Nobel Prize-winning economist Robert Shiller seems to be a friend of financial advisers, at least the good ones.
Mr. Shiller on Wednesday said a lack of good financial advice was one of the problems that led to the financial crisis.
Speaking at a virtual conference hosted by the National Association of Personal Financial Advisors and Forbes, he pointed to the large number of Americans who went into unsupportable debt to buy homes. A good financial adviser wouldn't have let them make those dangerous moves, he said.
“People make better decisions with financial advisers,” Mr. Shiller said.
Mr. Shiller, who won the prize in economic sciences in October for his work suggesting markets are largely driven by human psychology, also said financial advice should be readily available to the masses, not just the wealthy.
It's particularly critical for low- and moderate-income families to get professional advice, he said, likening the need for financial advice with the need for health care.

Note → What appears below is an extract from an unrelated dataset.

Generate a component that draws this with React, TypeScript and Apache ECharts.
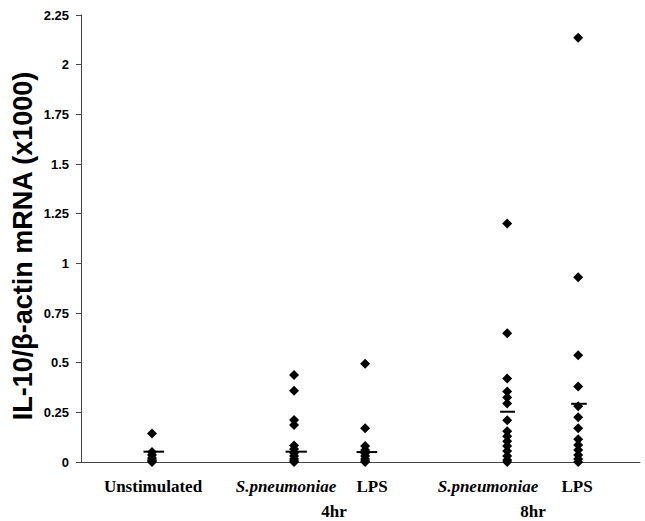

“Financial advice is much more on par with medical advice,” Mr. Shiller said. “People who have needs will spend a lot of money on both.”

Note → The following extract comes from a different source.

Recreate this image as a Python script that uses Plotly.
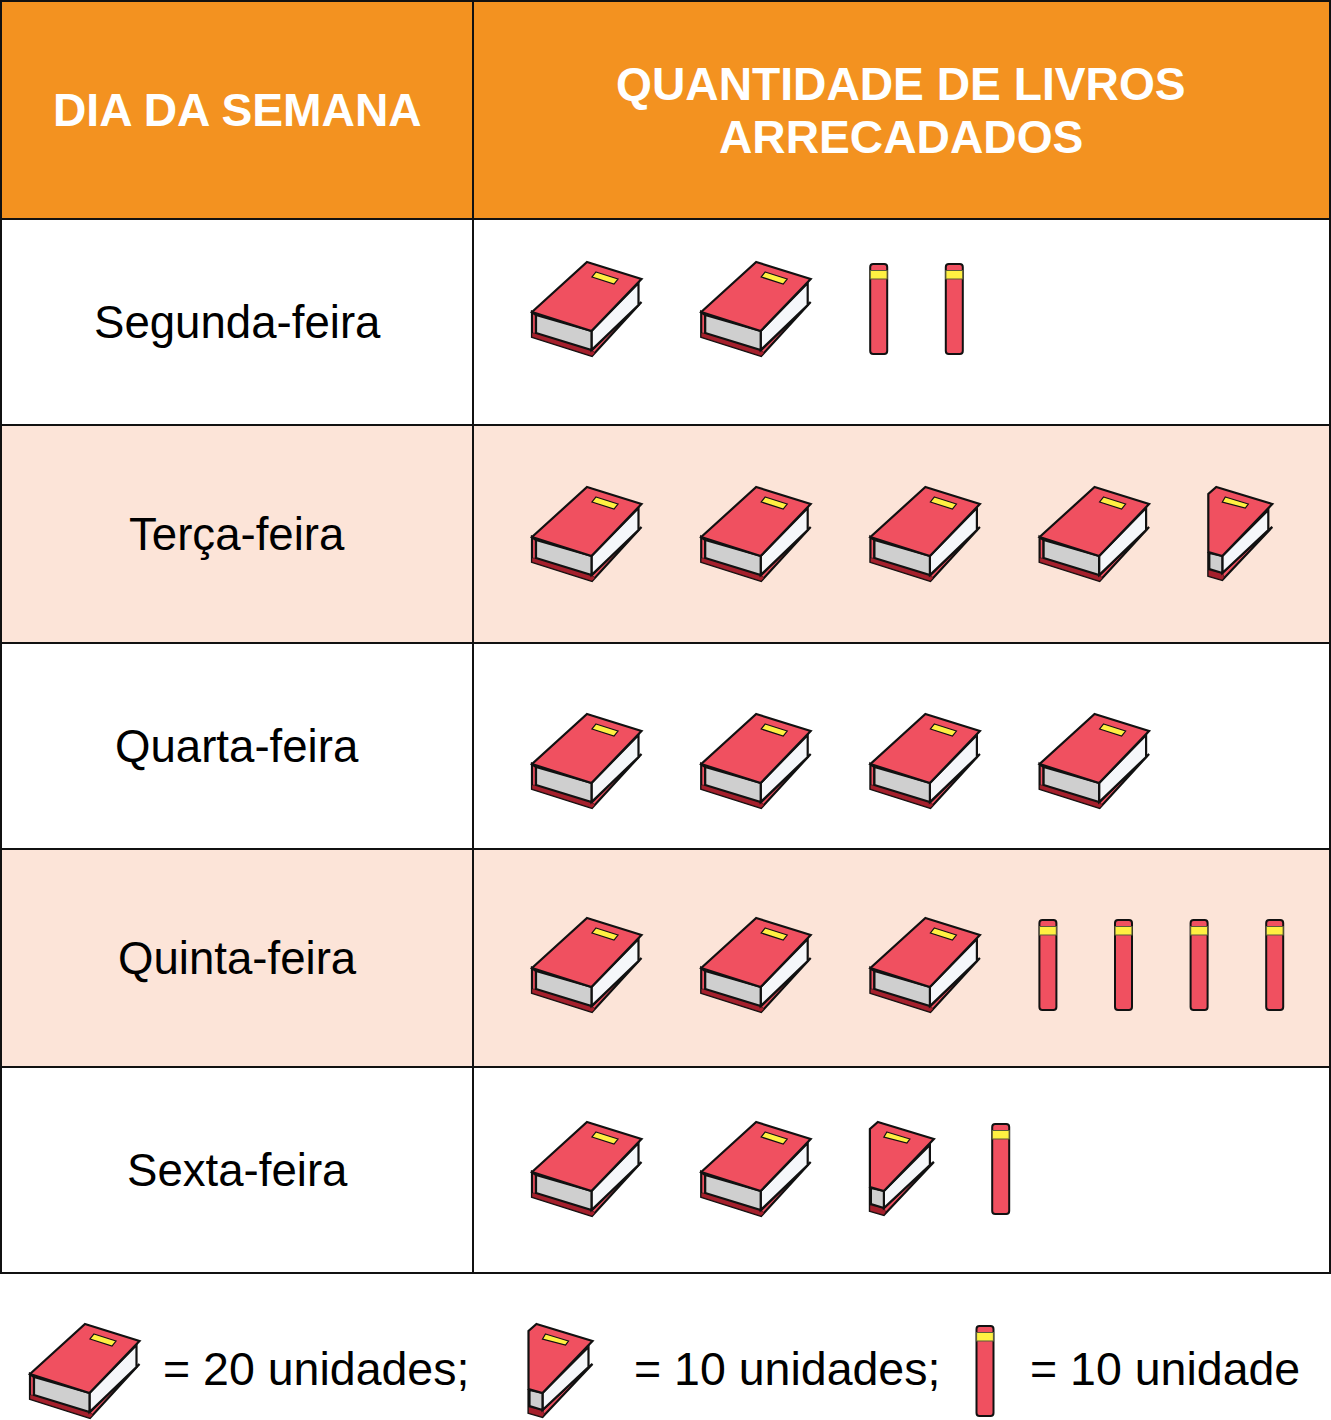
import plotly.graph_objects as go

# ---------- data ----------
days = ["Segunda-feira", "Terça-feira", "Quarta-feira", "Quinta-feira", "Sexta-feira"]
full_books = [2, 4, 4, 3, 2]
half_books = [0, 1, 0, 0, 1]
spines = [2, 0, 0, 4, 1]
header_day = "DIA DA SEMANA"
header_qty = ["QUANTIDADE DE LIVROS", "ARRECADADOS"]
legend_labels = ["= 20 unidades;", "= 10 unidades;", "= 10 unidade"]

# ---------- layout ----------
W, H = 1331, 1420
col_x = [1, 473, 1330]
row_y = [1, 219, 425, 643, 849, 1067, 1273]
book_top = [261, 486, 713, 917, 1121]
ICON_X0, FULL_STEP, HALF_STEP, SPINE_STEP = 531, 169.2, 122, 75.6
ORANGE, PINK, RED, DARK, YELLOW, GREY, PAGE, INK = (
    "#f39220", "#fce4d8", "#f05060", "#a5202c", "#fff042", "#cfcfcf", "#f5f7fa", "#111111")
FONT = "Liberation Sans"

shapes, notes = [], []

def poly(pts, ox, oy, fill, lw=2.2, line=INK):
    d = "M" + " L".join(f"{ox+a:.1f},{oy+b:.1f}" for a, b in pts) + " Z"
    shapes.append(dict(type="path", path=d, xref="x", yref="y", fillcolor=fill,
                       line=dict(color=line, width=lw), layer="above"))

def full(ox, oy):
    poly([(1, 51), (1, 76), (61, 95), (110.5, 41), (107, 44), (61, 89), (5, 72), (5, 54)], ox, oy, RED)
    poly([(1, 72), (1, 76), (61, 95), (64, 92), (61, 89), (5, 72)], ox, oy, DARK, 0.5)
    poly([(60.5, 70), (107.5, 22), (107.5, 44), (60.5, 89)], ox, oy, PAGE)
    poly([(5, 54), (60.5, 70), (60.5, 89), (5, 72)], ox, oy, GREY)
    poly([(56, 1), (110.5, 18), (60.5, 70), (1, 51)], ox, oy, RED)
    poly([(65, 11), (87, 18), (83, 23), (61, 16)], ox, oy, YELLOW, 1.2)

def half(ox, oy):
    poly([(1, 66), (1, 90), (15, 94), (65, 41), (61, 44), (15, 87), (2, 83)], ox, oy, RED)
    poly([(1, 84), (1, 90), (15, 94), (17, 91), (15, 87)], ox, oy, DARK, 0.5)
    poly([(15, 70), (61, 24), (61, 44), (15, 87)], ox, oy, PAGE)
    poly([(2, 67), (15, 70), (15, 87), (2, 83)], ox, oy, GREY)
    poly([(9, 1), (65, 18), (15, 70), (1, 66), (1, 8)], ox, oy, RED)
    poly([(18, 11), (41, 18), (38, 22), (15, 16)], ox, oy, YELLOW, 1.2)

def spine(ox, oy):
    r = 3
    x0, x1, y0, y1 = ox, ox + 17, oy, oy + 90
    d = (f"M{x0+r},{y0} L{x1-r},{y0} Q{x1},{y0} {x1},{y0+r} L{x1},{y1-r} Q{x1},{y1} {x1-r},{y1} "
         f"L{x0+r},{y1} Q{x0},{y1} {x0},{y1-r} L{x0},{y0+r} Q{x0},{y0} {x0+r},{y0} Z")
    shapes.append(dict(type="path", path=d, xref="x", yref="y", fillcolor=RED,
                       line=dict(color=INK, width=2), layer="above"))
    poly([(0, 6.5), (17, 6.5), (17, 15), (0, 15)], ox, oy, YELLOW, 1.2, "#5a5a3a")

def text(x, y, s, size, color="#000000", bold=False):
    notes.append(dict(x=x, y=y, xref="x", yref="y", text=f"<b>{s}</b>" if bold else s,
                      showarrow=False, xanchor="center", yanchor="middle", align="center",
                      font=dict(family=FONT, size=size, color=color)))

# table cells
for r in range(6):
    fill = ORANGE if r == 0 else (PINK if r in (2, 4) else "#ffffff")
    for c in range(2):
        shapes.append(dict(type="rect", xref="x", yref="y", x0=col_x[c], x1=col_x[c + 1],
                           y0=row_y[r], y1=row_y[r + 1], fillcolor=fill,
                           line=dict(color=INK, width=2), layer="below"))

# headers
text(237, 109.5, header_day, 46.2, "#ffffff", True)
text(901, 84, header_qty[0], 46.2, "#ffffff", True)
text(901, 137, header_qty[1], 46.2, "#ffffff", True)

# rows
for i, day in enumerate(days):
    text(237, (row_y[i + 1] + row_y[i + 2]) / 2, day, 45.6)
    cx = ICON_X0
    for _ in range(full_books[i]):
        full(cx, book_top[i])
        cx += FULL_STEP
    for _ in range(half_books[i]):
        half(cx - 0.5, book_top[i])
        cx += HALF_STEP
    for _ in range(spines[i]):
        spine(cx + 0.8, book_top[i] + 3)
        cx += SPINE_STEP

# legend
full(29, 1323)
half(527.5, 1323)
spine(976.5, 1326)
text(315.5, 1369, legend_labels[0], 46.5)
text(787, 1369, legend_labels[1], 46.5)
text(1164.5, 1369, legend_labels[2], 46.5)

fig = go.Figure()
fig.add_trace(go.Scatter(x=[0, W], y=[0, H], mode="markers", marker=dict(opacity=0),
                         hoverinfo="skip", showlegend=False))
fig.update_layout(
    width=W, height=H, margin=dict(l=0, r=0, t=0, b=0),
    paper_bgcolor="#ffffff", plot_bgcolor="#ffffff",
    shapes=shapes, annotations=notes, showlegend=False,
    xaxis=dict(range=[0, W], visible=False, fixedrange=True),
    yaxis=dict(range=[H, 0], visible=False, fixedrange=True),
)
fig.write_html("out.html", config=dict(displayModeBar=False),
               post_script="document.body.style.margin='0';document.documentElement.style.overflow='hidden';")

He even went so far as to suggest that professional financial advice is a service that should be made available to those without the resources to pay for it, through a Medicaid-type approach.
Mr. Shiller said the government should compensate advisers who help lower-income people with financial problems. He also criticized the current system that offers a tax deduction for some investment costs as “subsidizing the wealthy,” because low-income Americans don't itemize deductions on their annual taxes.
“Instead, make it a refundable credit so that it can come back to everyone,” Mr. Shiller said.
During the hour-long interview, the economist also reprimanded advisers who aren't willing to tell clients that they are making financial mistakes for fear they could lose the client. Mr. Shiller, who predicted both the dot.com and the housing bubbles, acknowledged that “investor overconfidence” can put advisers in a tough spot.
“People don't like to be told they are wrong,” he said.
Mr. Shiller even suggested that “if financial advisers had infinite time,” they should pursue a second degree in psychology so they could better manage behavioral tendencies that lead some clients to make poor financial and investing decisions.